Ten mnich powinien rozmyślać w ten sposób: 'Czy mam jakieś złe niekorzystne cechy, które nie zostały porzucone, które mogą stać się przeszkodą dla mnie, gdybym umarł dzisiaj?' Jeżeli podczas takiego przeglądu mnich wie: 'Mam złe niekorzystne cechy które nie zostały porzucone, i które mogą stać się dla mnie przeszkodą gdybym umarł dzisiaj', wtedy powinien podjąć nadzwyczajną chęć, wysiłek, energię, entuzjazm, wytrwałość, uważność i jasne postrzeganie w celu porzucenia tych złych niekorzystnych cech. Tak jak ten którego ubranie czy głowa płonęłyby, podjąłby nadzwyczajną chęć, wysiłek, energię, entuzjazm, wytrwałość, uważność i jasne postrzeganie w celu wygaszenia ognia na ubraniu czy głowie, tak też mnich powinien podjąć nadzwyczajną chęć, wysiłek, energię, entuzjazm, wytrwałość, uważność i jasne postrzeganie w celu porzucenia tych złych niekorzystnych cech.

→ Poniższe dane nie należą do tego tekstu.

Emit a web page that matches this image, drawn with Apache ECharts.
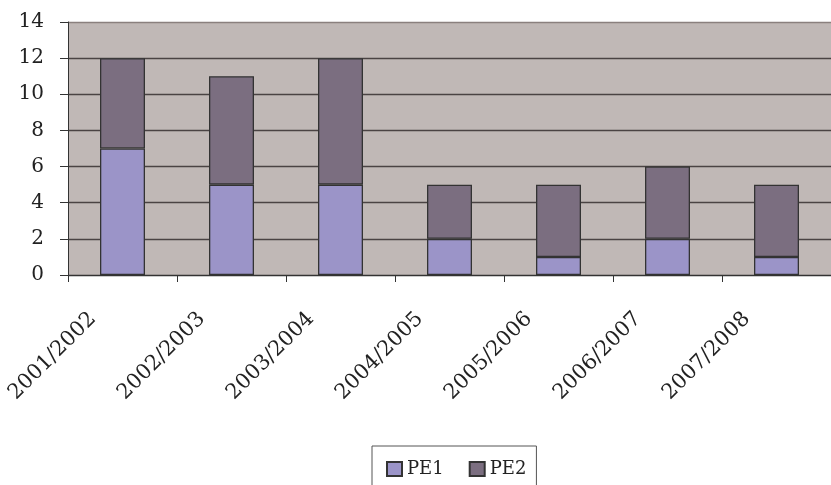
<!DOCTYPE html>
<html>
<head>
<meta charset="utf-8">
<script src="https://cdn.jsdelivr.net/npm/echarts@6/dist/echarts.min.js"></script>
<style>html,body{margin:0;padding:0;background:#fff;}#c{width:831px;height:485px;}</style>
</head>
<body>
<div id="c"></div>
<script>
var categories = ['2001/2002','2002/2003','2003/2004','2004/2005','2005/2006','2006/2007','2007/2008'];
var pe1 = [7, 5, 5, 2, 1, 2, 1];
var pe2 = [5, 6, 7, 3, 4, 4, 4];
var yTicks = [0, 2, 4, 6, 8, 10, 12, 14];

var font = '"DejaVu Serif", serif';
var chart = echarts.init(document.getElementById('c'));
chart.setOption({
  animation: false,
  backgroundColor: '#ffffff',
  textStyle: { fontFamily: font },
  grid: {
    left: 68, top: 22, bottom: 210, right: -10,
    show: true, backgroundColor: '#c0b8b6', borderWidth: 0
  },
  legend: {
    data: ['PE1', 'PE2'],
    left: 372, top: 446,
    orient: 'horizontal',
    padding: [14, 10, 40, 14],
    itemGap: 25,
    itemWidth: 15, itemHeight: 14,
    icon: 'rect',
    borderColor: '#555', borderWidth: 1,
    textStyle: { fontFamily: font, fontSize: 18, color: '#222' }
  },
  xAxis: {
    type: 'category',
    data: categories,
    axisLine: { lineStyle: { color: '#333', width: 1 } },
    axisTick: { show: true, length: 7, lineStyle: { color: '#333' } },
    axisLabel: {
      interval: 0, rotate: 45, margin: 11,
      padding: [0, 42, 0, 0],
      fontFamily: font, fontSize: 21, color: '#222'
    }
  },
  yAxis: {
    type: 'value',
    min: yTicks[0], max: yTicks[yTicks.length - 1], interval: 2,
    axisLine: { show: true, lineStyle: { color: '#333', width: 1 } },
    axisTick: { show: true, length: 8, lineStyle: { color: '#333' } },
    axisLabel: { margin: 24, fontFamily: font, fontSize: 20, color: '#222' },
    splitLine: { show: true, lineStyle: { color: ['#333','#4a4343','#4a4343','#4a4343','#4a4343','#4a4343','#4a4343','#8a807e'], width: 1.4 } }
  },
  series: [
    { name: 'PE1', type: 'bar', stack: 's', data: pe1, barWidth: 45,
      itemStyle: { color: '#9b94c8', borderColor: '#333', borderWidth: 1.3 } },
    { name: 'PE2', type: 'bar', stack: 's', data: pe2, barWidth: 45,
      itemStyle: { color: '#7b6e80', borderColor: '#333', borderWidth: 1.3 } }
  ]
});
</script>
</body>
</html>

Ale jeżeli podczas takiego przeglądu mnich wie: 'Nie mam żadnych złych niekorzystnych cech które nie zostały porzucone, i które mogłyby stać się dla mnie przeszkodą gdybym umarł dzisiaj', wtedy powinien trwać w tej samej błogości i radości, trenując dzień i noc w korzystnych cechach.

Mnisi, oto jak, gdy uważność śmierci jest rozwijana i kultywowana w ten sposób, to jest o wielkim owocu i korzyści, kulminująca w nieśmiertelnym, mająca nieśmiertelność jako spełnienie.